All strings in TRichView are Unicode strings.
Text Files
LoadText, LoadTextFromStream load ANSI text files. A code page for conversion to Unicode is specified in the optional parameter.
LoadTextW, LoadTextFromStreamW load Unicode text files.
Note: you can test file with the function
function RV_TestFileUnicode(const FileName: TRVUnicodeString): TRVUnicodeTestResult
defined in RVUni.pas.
Return values
▪rvutNo – the file is not Unicode (odd size);
▪rvutYes – the file is most likely Unicode (UTF-16) (even size, Unicode byte-order characters at the start or #0 in text (first 500 bytes checked));
▪rvutProbably – the file can contain Unicode (even size);
▪rvutEmpty – the file is empty;
▪rvutError – error opening the file.
You can also use WinAPI function IsTextUnicode performing more advanced tests.
SaveText saves ANSI text file. Unicode strings are converted basing on Style.DefCodePage property.
SaveTextW saves Unicode text file. ANSI strings are converted basing on the corresponding Charsets.
RTF (Rich Text Format) and DocX files
RTF and DocX files can contain Unicode text.
HTML
SaveHTML*** can save ANSI or Unicode (UTF-8) HTML files. In ANSI HTML files, Unicode characters are written as codes (&#NNNN;), so all Unicode characters are preserved, but file size is increased; so it's highly recommended to save HTML in UTF-8 encoding.
GetSelTextA returns selection as an ANSI string. Unicode text is converted basing on Style.DefCodePage property.
GetSelTextW returns selection as a Unicode string.
Text searching methods have versions allowing to search for ANSI and for Unicode string: TRichView.SearchTextA/SearchTextW; however, SearchTextA simply converts the string to Unicode (using Style.DefCodePage) and calls SearchTextW.
CopyTextA copies selection as ANSI text. Unicode strings are converted basing on Style.DefCodePage property.
CopyTextW copies selection as Unicode.
Copy and CopyDef are copy Unicode (Option-rvoAutoCopyUnicodeText)
If pasting text using Paste method, and text is available in Clipboard, the method pastes Unicode text.
PasteTextA pastes ANSI text, PasteTextW pastes Unicode text.
InsertTextFromFile: the file must be ANSI (converted, if needed)
InsertOEMTextFromFile: the file must be OEM (converted, if needed)

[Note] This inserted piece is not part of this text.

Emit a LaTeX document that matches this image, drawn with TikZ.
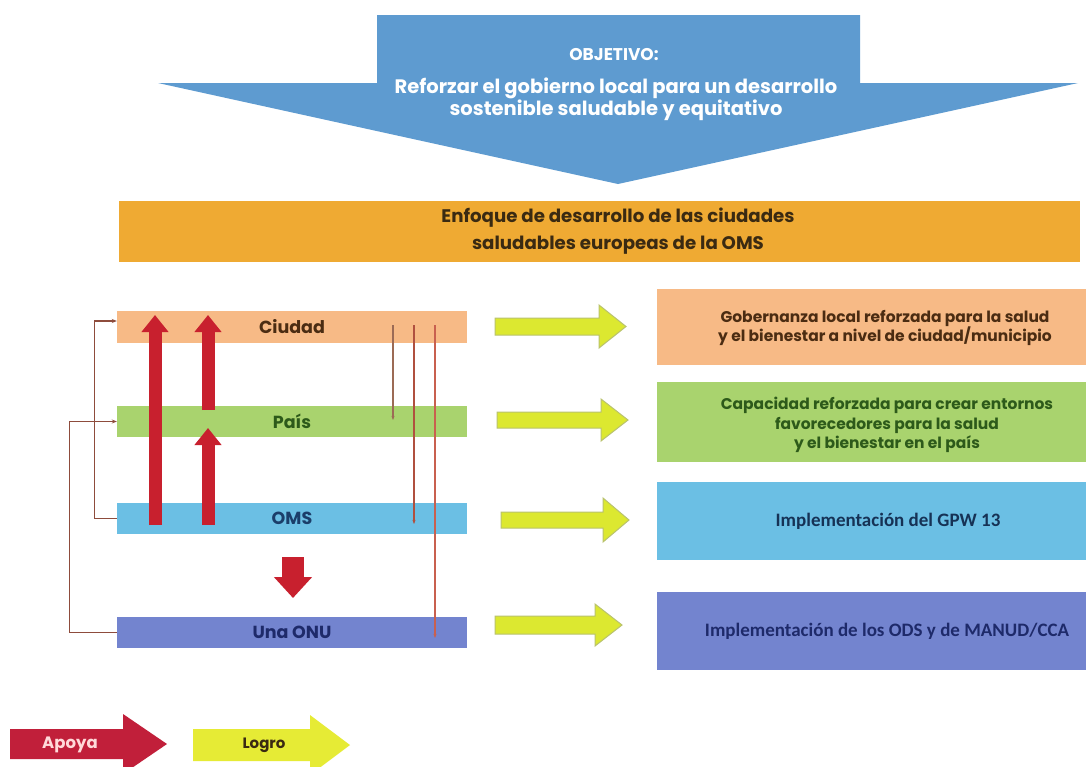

InsertTextFromFileW: the file must be Unicode (converted, if needed)
InsertText, InsertStringTag add Unicode string in Delphi/C++Builder 2009+ and ANSI string in older versions of Delphi/C++Builder.
InsertTextA, InsertStringATag add ANSI string (converted, if needed)

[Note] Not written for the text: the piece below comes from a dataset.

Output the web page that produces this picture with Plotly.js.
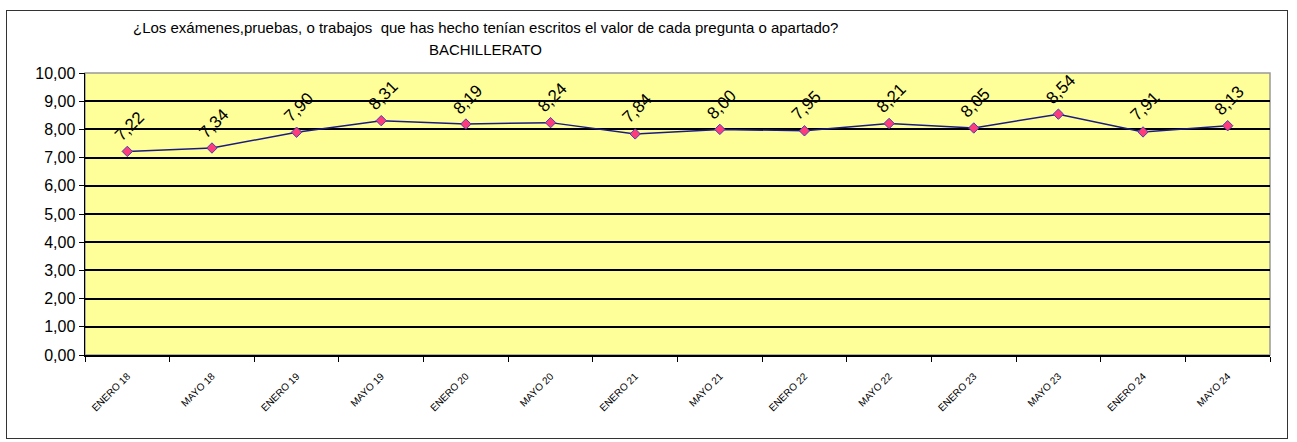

InsertTextW, InsertStringWTag add Unicode string (converted, if needed)
Applications compiled with older versions of TRichView (version less than 1.2) will not be able to load RVF files with Unicode.
RVF files will be loaded correctly even if Unicode flags in text styles are mismatched (saved with different RVStyle then loaded), conversions will be performed if required (for example, this conversion will occur when loading old RVF files in applications compiled in Delphi/C++Builder 2009+). There are two RVF Warnings: rvfwConvToUnicode and rvfwConvFromUnicode, which indicate if any conversion took place.
TRichView v11 introduces a new change in RVF files allowing to store String properties as Unicode. RVF files saved in Delphi/C++Builder 2009+ are saved as RVF version 1.3.1, RVF files saved in the older versions of Delphi/C++Builder are saved as RVF version 1.3.